Set task:
Please restate, exactly as written, the lines running from the beginning of the material through the line that has "values = [4.6, 4.2, 3.7, 3.3, 3.3, 3.2, 3.0, 2.5, 1.9]" in it.

Figure scripts:

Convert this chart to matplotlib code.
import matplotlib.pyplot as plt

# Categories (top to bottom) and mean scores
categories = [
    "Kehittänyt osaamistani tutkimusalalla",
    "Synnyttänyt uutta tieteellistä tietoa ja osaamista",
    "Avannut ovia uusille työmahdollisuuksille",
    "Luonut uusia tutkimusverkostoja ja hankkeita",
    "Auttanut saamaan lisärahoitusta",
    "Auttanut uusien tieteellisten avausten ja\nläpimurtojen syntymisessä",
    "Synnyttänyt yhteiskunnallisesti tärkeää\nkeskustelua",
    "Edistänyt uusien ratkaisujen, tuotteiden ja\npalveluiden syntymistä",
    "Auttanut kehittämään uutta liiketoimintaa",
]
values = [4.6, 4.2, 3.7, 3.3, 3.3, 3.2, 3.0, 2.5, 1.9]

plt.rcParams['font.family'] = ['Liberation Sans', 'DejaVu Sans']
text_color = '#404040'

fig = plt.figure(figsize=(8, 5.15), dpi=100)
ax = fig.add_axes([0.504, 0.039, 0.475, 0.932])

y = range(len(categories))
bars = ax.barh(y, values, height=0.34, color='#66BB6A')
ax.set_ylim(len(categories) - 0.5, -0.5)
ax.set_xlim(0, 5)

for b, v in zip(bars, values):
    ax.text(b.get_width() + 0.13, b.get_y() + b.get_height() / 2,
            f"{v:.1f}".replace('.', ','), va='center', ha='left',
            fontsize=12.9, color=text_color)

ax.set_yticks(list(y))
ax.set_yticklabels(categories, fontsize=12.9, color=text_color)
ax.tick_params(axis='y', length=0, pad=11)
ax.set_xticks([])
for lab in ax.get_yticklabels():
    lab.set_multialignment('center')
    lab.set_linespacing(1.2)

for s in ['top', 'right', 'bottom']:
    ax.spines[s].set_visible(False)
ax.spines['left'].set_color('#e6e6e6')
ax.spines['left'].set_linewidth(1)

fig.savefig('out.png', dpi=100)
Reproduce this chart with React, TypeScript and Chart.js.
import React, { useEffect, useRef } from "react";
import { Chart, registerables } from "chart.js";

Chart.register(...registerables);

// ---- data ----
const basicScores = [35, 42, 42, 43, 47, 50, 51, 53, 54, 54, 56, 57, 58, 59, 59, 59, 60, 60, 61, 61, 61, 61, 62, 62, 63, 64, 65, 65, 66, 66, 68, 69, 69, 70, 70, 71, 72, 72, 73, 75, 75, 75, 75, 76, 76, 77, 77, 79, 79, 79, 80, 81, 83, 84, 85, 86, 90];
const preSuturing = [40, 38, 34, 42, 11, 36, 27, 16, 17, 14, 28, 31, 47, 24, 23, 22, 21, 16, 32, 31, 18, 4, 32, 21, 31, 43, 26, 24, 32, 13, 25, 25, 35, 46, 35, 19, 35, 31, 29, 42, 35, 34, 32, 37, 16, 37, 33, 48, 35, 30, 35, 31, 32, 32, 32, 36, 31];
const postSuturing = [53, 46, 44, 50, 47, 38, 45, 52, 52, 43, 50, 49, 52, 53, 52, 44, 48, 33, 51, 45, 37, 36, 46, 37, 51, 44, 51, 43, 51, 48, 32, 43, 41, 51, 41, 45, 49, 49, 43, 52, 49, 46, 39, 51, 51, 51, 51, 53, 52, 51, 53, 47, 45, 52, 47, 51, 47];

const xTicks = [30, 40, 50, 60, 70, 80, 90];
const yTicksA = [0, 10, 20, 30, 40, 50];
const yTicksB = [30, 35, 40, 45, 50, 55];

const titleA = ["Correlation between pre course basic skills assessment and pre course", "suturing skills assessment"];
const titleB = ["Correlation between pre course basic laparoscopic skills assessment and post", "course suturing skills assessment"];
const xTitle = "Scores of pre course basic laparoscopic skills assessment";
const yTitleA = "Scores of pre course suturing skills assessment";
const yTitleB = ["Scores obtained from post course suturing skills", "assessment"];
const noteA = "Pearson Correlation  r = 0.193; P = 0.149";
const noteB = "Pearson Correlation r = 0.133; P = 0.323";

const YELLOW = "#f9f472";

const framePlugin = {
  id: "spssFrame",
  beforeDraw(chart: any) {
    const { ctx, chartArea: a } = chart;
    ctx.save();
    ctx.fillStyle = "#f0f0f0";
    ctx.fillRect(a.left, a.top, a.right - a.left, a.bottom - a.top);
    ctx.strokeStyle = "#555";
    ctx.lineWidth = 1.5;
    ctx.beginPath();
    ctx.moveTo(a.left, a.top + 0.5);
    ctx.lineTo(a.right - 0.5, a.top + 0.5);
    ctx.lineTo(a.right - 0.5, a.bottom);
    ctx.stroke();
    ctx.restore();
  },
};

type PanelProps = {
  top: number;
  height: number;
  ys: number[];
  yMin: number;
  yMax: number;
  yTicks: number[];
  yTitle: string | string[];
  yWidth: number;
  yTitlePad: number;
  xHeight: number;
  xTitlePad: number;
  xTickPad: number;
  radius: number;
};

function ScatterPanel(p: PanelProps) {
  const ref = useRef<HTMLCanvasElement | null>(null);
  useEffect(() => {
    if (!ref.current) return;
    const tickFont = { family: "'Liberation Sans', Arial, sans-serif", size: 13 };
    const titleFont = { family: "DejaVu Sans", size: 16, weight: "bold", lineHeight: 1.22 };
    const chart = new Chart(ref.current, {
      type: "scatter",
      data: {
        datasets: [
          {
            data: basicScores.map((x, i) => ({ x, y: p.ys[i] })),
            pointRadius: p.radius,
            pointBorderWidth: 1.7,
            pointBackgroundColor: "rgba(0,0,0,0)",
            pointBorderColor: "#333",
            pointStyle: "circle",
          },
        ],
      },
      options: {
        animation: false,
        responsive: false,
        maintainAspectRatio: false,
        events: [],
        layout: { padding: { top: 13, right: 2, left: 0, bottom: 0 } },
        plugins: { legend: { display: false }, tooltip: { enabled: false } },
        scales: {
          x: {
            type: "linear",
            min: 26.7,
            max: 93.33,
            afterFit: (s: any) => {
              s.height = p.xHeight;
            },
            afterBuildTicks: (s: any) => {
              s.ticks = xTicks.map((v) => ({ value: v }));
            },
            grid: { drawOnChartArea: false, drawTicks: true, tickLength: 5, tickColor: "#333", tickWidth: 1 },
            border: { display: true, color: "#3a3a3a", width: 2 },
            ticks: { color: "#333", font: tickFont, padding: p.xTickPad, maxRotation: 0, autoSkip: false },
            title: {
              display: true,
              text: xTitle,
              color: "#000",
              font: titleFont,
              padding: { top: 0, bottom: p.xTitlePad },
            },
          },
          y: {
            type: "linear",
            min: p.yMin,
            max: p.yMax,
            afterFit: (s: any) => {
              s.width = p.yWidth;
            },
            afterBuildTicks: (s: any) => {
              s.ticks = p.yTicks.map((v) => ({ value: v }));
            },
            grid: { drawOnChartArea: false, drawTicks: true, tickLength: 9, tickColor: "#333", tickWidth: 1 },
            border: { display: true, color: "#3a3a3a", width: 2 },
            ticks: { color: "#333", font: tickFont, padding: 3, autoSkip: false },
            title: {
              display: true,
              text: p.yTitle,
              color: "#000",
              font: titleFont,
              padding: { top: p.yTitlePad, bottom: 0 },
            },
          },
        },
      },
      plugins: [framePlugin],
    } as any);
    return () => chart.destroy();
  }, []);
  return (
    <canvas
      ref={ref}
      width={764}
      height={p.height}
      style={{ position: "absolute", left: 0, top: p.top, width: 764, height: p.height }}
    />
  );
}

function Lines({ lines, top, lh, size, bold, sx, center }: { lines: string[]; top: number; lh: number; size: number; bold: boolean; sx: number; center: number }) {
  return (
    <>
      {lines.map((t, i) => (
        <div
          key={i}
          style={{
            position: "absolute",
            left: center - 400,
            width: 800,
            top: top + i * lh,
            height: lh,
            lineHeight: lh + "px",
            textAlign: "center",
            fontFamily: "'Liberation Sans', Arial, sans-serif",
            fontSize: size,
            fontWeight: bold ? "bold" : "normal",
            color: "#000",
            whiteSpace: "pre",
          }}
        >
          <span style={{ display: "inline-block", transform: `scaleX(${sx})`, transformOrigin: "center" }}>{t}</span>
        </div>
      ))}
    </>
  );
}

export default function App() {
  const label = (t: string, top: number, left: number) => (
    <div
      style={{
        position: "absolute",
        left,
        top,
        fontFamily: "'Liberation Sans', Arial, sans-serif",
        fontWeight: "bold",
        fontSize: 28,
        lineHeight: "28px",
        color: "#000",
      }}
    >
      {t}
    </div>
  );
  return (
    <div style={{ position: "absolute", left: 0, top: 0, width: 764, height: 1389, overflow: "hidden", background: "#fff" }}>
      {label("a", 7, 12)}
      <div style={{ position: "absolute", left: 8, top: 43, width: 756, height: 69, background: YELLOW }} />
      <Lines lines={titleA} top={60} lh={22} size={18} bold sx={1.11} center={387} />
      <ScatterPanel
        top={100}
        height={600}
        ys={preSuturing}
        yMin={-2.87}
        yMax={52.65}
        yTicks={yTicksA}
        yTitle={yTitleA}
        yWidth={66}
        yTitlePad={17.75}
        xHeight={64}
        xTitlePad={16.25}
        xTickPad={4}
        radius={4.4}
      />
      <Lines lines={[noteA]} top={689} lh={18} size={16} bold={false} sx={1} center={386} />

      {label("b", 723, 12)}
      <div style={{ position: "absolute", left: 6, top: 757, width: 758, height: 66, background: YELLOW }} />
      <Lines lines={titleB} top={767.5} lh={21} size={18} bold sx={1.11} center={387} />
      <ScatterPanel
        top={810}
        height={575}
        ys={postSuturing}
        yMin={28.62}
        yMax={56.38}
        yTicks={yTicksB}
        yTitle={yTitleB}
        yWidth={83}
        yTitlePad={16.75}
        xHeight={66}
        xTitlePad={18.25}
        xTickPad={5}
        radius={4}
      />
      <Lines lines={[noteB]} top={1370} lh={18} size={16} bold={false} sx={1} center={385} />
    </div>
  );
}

Solution to this exercise:
Convert this chart to matplotlib code.
import matplotlib.pyplot as plt

# Categories (top to bottom) and mean scores
categories = [
    "Kehittänyt osaamistani tutkimusalalla",
    "Synnyttänyt uutta tieteellistä tietoa ja osaamista",
    "Avannut ovia uusille työmahdollisuuksille",
    "Luonut uusia tutkimusverkostoja ja hankkeita",
    "Auttanut saamaan lisärahoitusta",
    "Auttanut uusien tieteellisten avausten ja\nläpimurtojen syntymisessä",
    "Synnyttänyt yhteiskunnallisesti tärkeää\nkeskustelua",
    "Edistänyt uusien ratkaisujen, tuotteiden ja\npalveluiden syntymistä",
    "Auttanut kehittämään uutta liiketoimintaa",
]
values = [4.6, 4.2, 3.7, 3.3, 3.3, 3.2, 3.0, 2.5, 1.9]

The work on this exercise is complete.